* [GIVEN INFORMATION]:

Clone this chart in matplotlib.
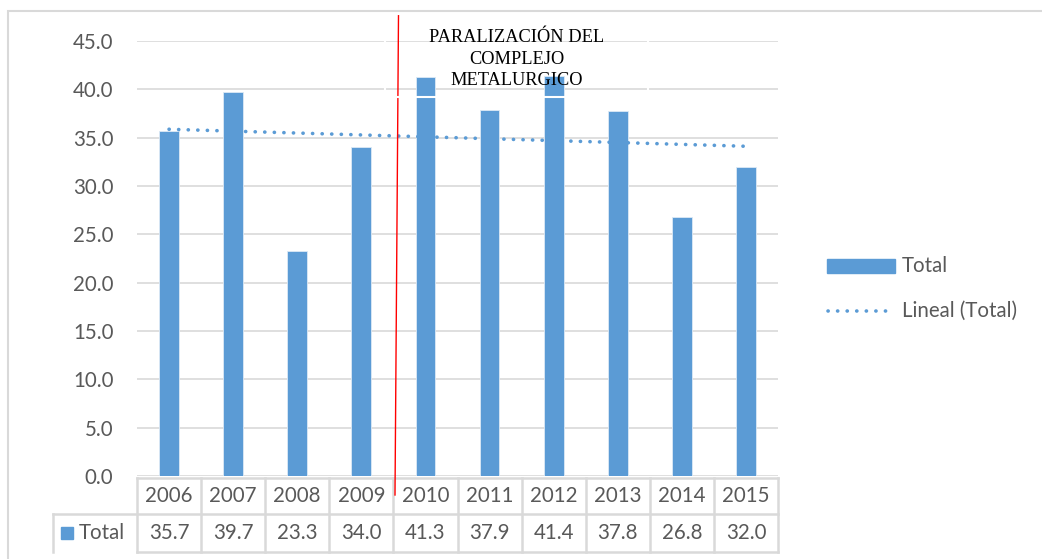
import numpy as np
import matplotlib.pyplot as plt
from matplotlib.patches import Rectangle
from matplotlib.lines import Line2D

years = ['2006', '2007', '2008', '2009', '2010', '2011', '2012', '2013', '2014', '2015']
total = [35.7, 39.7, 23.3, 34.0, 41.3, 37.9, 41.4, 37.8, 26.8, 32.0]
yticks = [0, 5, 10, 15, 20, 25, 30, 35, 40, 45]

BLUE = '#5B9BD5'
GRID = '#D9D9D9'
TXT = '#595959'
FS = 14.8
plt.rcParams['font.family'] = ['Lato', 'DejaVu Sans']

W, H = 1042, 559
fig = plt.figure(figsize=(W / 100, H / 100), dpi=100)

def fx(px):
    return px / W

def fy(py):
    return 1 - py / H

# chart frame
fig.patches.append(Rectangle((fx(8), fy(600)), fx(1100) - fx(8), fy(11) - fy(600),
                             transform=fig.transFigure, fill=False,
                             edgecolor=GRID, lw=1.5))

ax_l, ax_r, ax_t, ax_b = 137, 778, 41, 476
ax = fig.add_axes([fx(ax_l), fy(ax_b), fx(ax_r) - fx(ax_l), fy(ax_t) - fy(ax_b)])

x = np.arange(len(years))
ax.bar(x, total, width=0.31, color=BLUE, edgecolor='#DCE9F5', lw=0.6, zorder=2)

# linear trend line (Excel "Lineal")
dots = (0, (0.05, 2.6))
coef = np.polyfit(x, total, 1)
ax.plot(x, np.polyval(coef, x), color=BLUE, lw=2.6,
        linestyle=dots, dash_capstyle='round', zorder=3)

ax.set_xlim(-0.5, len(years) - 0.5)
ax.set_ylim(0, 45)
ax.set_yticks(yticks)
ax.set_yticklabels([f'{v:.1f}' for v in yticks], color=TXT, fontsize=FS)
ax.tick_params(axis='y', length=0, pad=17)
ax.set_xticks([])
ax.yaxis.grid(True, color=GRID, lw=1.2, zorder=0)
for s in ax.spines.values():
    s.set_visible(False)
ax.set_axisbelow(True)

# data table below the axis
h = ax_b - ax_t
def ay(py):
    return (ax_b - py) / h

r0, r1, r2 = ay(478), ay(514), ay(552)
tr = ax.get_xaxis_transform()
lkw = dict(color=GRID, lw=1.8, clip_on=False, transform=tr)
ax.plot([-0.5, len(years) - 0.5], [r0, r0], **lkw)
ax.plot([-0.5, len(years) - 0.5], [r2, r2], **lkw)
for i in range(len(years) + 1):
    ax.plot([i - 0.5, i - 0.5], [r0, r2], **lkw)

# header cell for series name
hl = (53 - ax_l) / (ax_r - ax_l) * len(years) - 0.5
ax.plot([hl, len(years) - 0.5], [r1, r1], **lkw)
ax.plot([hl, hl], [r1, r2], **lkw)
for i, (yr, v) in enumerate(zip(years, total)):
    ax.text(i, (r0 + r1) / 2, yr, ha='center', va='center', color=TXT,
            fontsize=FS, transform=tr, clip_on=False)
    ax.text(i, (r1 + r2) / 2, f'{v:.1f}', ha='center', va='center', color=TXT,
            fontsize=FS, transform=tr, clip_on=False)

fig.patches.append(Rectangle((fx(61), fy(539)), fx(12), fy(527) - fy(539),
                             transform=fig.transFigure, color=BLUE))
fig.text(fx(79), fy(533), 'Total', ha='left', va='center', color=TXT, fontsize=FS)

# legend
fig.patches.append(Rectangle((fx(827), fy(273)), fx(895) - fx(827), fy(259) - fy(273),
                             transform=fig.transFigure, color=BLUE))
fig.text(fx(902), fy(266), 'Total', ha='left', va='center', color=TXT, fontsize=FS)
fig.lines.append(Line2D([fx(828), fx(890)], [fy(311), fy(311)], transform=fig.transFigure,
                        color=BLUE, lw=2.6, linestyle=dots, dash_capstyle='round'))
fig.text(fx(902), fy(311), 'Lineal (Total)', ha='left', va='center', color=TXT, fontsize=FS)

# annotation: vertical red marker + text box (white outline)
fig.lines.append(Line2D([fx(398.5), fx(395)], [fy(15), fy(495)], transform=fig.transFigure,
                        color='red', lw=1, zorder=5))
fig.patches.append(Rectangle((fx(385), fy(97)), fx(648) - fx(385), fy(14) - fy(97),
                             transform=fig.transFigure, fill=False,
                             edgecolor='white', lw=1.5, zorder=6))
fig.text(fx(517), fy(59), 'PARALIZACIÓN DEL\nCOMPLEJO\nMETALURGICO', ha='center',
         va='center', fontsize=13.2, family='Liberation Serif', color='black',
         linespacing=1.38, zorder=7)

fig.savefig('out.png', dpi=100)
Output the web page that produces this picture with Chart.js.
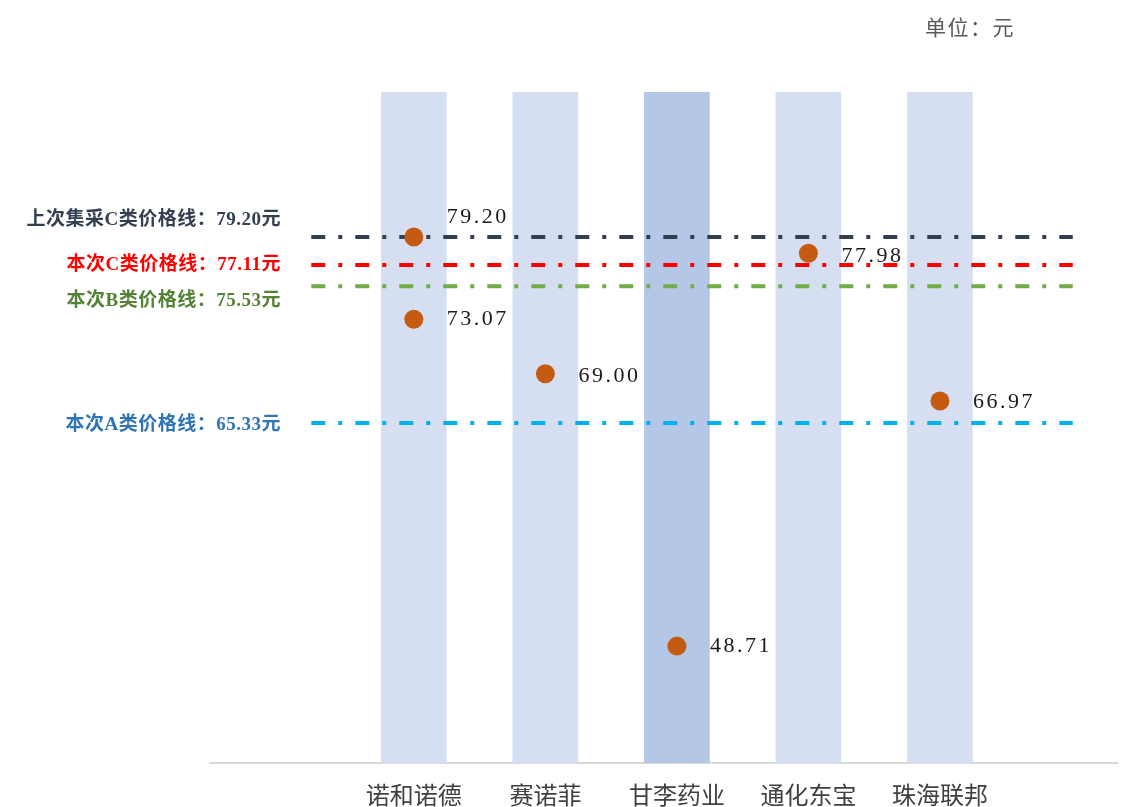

* [TASK PROMPT]: With the pictures left out, restate word for word every line of the data above, from the first down to the line that contains "from matplotlib.lines import Line2D".

* [RESPONSE TO THIS TASK]:
Clone this chart in matplotlib.
import numpy as np
import matplotlib.pyplot as plt
from matplotlib.patches import Rectangle
from matplotlib.lines import Line2D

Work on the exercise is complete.